— START Rows —
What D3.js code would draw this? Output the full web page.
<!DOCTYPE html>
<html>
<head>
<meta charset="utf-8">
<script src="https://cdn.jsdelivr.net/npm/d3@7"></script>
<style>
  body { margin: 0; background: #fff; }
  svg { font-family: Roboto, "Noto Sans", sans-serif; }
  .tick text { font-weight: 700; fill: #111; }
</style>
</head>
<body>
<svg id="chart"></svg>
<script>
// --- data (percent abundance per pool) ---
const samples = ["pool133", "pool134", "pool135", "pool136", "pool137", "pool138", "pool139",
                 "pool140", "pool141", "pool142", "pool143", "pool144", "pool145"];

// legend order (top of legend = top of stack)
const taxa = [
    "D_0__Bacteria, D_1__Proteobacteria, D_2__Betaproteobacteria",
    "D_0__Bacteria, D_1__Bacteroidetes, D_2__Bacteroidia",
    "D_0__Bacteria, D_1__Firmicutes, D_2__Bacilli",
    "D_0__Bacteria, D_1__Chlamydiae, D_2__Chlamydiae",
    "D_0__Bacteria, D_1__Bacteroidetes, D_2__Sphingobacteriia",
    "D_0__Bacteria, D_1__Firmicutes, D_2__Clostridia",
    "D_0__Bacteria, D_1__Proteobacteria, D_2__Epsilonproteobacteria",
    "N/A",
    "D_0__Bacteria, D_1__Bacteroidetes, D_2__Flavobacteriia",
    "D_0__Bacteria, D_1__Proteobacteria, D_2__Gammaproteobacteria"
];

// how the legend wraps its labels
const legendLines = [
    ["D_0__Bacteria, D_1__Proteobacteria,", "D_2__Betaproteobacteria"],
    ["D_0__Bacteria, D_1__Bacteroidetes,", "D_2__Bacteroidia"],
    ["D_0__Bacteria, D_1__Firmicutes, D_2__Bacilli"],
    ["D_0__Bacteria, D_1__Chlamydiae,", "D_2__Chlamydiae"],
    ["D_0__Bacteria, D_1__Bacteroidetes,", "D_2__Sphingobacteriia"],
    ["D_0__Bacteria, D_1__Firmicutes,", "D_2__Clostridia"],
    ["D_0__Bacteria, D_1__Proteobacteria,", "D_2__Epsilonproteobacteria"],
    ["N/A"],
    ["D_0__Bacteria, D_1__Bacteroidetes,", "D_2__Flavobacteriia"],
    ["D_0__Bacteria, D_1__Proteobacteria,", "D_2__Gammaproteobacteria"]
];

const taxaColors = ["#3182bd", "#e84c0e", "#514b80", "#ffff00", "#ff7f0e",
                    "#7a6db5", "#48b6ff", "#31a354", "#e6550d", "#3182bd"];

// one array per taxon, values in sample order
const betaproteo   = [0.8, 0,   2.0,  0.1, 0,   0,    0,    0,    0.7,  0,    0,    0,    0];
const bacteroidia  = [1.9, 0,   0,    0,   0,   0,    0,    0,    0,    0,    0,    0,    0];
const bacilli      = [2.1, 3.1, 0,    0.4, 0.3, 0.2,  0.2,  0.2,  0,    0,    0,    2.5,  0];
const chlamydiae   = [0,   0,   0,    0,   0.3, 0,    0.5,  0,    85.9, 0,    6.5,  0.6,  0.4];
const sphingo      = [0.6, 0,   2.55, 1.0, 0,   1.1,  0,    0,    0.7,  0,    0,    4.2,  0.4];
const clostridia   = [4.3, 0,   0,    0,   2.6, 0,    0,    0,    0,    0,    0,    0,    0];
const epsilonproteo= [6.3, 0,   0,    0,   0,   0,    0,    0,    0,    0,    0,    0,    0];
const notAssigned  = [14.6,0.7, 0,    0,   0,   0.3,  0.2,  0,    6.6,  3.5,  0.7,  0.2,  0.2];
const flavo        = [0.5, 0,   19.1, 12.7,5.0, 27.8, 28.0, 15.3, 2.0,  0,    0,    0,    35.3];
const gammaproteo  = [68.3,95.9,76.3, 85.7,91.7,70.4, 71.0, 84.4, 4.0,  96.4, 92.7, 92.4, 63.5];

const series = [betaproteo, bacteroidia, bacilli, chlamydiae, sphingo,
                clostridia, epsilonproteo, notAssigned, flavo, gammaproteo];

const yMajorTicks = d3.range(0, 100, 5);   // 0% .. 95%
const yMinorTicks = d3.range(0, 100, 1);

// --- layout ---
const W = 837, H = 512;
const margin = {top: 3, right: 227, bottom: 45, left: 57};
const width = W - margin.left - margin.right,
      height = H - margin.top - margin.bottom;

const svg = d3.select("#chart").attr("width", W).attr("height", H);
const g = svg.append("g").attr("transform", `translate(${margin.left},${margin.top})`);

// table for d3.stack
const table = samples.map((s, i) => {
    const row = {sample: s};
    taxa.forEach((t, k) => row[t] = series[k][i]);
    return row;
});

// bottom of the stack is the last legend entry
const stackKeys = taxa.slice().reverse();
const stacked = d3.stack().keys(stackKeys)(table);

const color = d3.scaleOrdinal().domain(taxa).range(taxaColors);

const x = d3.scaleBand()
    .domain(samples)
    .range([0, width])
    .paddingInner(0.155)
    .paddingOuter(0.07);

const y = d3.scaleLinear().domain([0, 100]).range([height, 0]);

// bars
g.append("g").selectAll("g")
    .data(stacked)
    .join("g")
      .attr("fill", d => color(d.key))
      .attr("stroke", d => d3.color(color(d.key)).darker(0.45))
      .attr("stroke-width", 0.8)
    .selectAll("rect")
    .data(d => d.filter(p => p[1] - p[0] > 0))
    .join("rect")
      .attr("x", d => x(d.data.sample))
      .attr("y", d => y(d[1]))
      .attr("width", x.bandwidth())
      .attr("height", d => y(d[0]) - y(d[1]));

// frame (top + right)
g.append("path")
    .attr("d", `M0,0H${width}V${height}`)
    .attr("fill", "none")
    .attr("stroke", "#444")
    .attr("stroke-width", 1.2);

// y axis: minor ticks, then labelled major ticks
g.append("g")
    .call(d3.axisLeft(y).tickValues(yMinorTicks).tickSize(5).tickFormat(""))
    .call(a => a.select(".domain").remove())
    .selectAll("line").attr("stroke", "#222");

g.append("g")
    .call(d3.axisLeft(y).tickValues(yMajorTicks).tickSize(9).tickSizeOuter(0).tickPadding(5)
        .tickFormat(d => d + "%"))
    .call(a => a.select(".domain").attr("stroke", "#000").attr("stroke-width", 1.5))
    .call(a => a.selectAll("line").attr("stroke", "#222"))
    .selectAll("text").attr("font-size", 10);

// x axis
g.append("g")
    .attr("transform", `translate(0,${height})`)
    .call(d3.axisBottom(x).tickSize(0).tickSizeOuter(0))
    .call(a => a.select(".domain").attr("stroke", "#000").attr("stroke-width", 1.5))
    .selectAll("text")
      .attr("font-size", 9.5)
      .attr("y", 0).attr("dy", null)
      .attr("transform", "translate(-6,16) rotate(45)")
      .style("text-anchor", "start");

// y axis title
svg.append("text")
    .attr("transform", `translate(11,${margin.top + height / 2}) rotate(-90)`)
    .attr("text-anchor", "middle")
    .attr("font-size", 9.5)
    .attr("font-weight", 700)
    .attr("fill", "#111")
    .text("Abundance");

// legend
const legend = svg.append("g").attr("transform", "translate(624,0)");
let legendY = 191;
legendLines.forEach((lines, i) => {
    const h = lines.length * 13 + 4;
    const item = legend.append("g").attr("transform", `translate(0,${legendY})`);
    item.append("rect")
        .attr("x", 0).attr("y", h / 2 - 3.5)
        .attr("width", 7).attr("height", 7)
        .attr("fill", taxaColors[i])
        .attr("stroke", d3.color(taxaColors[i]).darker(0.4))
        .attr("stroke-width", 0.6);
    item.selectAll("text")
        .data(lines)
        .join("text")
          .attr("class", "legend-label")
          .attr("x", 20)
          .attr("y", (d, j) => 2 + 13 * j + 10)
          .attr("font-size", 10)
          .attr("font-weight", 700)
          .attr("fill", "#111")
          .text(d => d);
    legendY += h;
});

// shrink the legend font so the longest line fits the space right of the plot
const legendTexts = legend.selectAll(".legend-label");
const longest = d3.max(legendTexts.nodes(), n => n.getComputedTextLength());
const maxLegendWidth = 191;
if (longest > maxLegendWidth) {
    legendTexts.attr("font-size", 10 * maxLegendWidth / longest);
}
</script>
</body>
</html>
— END Rows —
— START Rows —
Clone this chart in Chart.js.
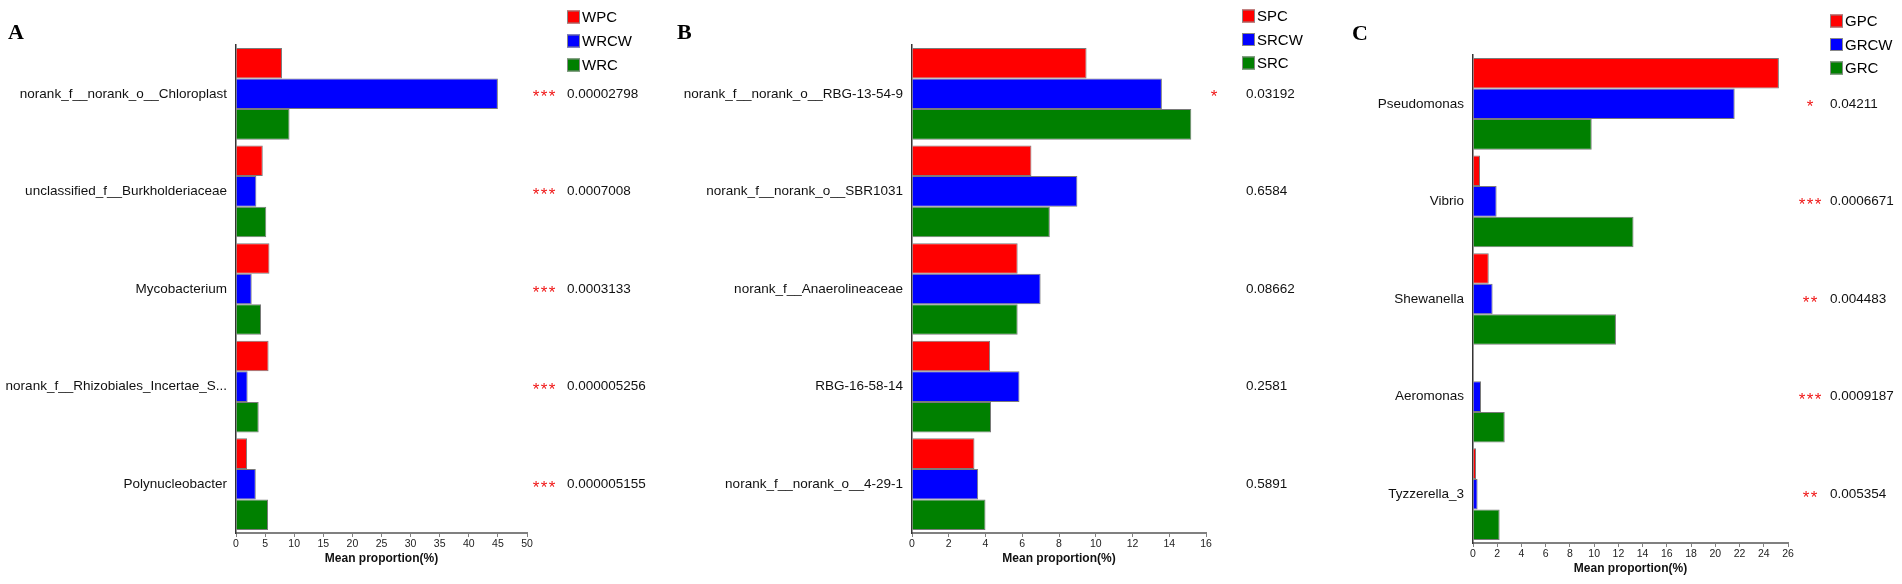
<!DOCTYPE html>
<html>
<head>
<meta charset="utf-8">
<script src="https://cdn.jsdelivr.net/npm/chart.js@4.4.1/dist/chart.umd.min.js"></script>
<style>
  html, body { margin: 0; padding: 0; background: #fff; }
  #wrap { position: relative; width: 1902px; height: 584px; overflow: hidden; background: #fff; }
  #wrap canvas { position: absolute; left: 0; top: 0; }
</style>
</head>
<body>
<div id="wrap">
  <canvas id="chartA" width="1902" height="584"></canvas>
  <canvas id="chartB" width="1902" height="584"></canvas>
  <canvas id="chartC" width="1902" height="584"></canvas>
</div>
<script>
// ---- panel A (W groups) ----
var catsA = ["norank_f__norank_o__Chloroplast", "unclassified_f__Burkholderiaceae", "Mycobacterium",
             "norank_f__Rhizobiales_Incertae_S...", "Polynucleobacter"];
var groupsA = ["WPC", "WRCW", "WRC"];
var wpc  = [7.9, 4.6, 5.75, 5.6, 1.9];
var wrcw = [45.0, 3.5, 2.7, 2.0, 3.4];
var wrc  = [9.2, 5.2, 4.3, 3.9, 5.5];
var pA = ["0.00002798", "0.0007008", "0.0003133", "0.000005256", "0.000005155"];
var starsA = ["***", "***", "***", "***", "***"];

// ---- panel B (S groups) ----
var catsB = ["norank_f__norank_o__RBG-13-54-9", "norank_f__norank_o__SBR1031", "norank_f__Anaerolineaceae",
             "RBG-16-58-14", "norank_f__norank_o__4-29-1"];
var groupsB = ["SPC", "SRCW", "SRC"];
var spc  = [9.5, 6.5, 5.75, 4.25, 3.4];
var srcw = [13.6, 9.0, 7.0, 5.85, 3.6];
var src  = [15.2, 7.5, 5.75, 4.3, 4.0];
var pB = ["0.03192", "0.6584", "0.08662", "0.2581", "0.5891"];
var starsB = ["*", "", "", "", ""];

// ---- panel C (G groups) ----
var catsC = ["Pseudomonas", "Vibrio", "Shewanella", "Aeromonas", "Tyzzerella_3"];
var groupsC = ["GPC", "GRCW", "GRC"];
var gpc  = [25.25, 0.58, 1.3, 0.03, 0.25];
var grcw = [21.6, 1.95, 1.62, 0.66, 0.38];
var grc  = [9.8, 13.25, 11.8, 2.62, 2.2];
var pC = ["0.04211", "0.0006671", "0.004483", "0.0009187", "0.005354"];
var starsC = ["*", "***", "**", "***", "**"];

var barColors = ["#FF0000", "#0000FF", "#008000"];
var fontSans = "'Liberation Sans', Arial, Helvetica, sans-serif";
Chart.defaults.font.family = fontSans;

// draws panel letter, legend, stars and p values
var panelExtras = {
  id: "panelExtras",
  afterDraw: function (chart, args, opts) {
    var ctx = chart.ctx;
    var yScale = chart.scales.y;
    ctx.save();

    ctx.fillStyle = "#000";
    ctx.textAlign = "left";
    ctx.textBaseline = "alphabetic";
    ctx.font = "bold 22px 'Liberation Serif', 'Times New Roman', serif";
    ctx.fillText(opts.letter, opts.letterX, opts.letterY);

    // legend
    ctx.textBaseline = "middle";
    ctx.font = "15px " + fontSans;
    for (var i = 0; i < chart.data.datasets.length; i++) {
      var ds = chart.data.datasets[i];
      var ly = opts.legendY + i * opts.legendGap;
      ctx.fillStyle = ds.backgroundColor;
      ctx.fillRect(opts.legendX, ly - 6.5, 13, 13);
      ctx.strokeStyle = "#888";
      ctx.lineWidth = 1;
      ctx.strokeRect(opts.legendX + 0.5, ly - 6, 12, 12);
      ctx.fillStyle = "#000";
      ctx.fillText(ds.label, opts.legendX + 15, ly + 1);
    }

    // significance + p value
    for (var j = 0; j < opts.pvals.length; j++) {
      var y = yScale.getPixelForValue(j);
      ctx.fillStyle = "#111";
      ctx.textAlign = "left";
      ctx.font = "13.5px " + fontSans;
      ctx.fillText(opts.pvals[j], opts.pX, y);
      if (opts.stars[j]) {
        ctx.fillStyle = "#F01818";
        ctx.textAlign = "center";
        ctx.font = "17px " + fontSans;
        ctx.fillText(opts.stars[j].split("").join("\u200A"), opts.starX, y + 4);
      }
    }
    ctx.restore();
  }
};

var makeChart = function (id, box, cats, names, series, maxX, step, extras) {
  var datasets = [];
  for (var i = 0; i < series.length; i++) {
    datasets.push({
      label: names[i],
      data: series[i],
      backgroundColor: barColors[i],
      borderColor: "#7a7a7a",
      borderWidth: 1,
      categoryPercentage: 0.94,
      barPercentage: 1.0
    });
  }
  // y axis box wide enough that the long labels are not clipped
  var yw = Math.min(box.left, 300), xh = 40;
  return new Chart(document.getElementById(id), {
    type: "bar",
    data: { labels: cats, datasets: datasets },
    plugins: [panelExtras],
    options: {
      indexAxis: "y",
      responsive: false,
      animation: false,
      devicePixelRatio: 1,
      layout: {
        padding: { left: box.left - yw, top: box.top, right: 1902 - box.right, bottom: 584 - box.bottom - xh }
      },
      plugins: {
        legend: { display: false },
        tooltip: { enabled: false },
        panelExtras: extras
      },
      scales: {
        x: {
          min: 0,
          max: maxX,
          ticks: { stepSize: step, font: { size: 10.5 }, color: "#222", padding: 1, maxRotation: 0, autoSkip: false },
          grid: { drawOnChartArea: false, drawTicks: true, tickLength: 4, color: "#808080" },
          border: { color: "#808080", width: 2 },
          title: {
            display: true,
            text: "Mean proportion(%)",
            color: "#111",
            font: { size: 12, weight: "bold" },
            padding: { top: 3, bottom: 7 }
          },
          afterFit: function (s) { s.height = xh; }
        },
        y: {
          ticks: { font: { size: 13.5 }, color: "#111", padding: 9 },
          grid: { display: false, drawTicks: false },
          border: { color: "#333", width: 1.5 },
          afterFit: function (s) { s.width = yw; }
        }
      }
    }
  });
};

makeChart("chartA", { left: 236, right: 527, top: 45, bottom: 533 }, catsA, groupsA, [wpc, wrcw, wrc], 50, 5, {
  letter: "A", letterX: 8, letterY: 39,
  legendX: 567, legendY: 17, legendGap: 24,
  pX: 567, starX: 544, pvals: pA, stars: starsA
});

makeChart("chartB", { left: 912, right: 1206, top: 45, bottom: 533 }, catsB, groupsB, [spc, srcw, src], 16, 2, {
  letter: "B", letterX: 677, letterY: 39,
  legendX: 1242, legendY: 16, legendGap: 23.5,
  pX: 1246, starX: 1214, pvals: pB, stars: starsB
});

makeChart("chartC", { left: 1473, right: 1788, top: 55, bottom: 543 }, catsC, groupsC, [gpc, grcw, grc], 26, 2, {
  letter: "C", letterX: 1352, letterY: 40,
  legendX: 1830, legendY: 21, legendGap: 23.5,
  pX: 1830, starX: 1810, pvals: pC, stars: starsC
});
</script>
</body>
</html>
— END Rows —
◆ Aim ◆
Tally the lines in these entries that have the string "this" in them, then answer with the count and nothing else.

◆ Solution to the problem ◆
2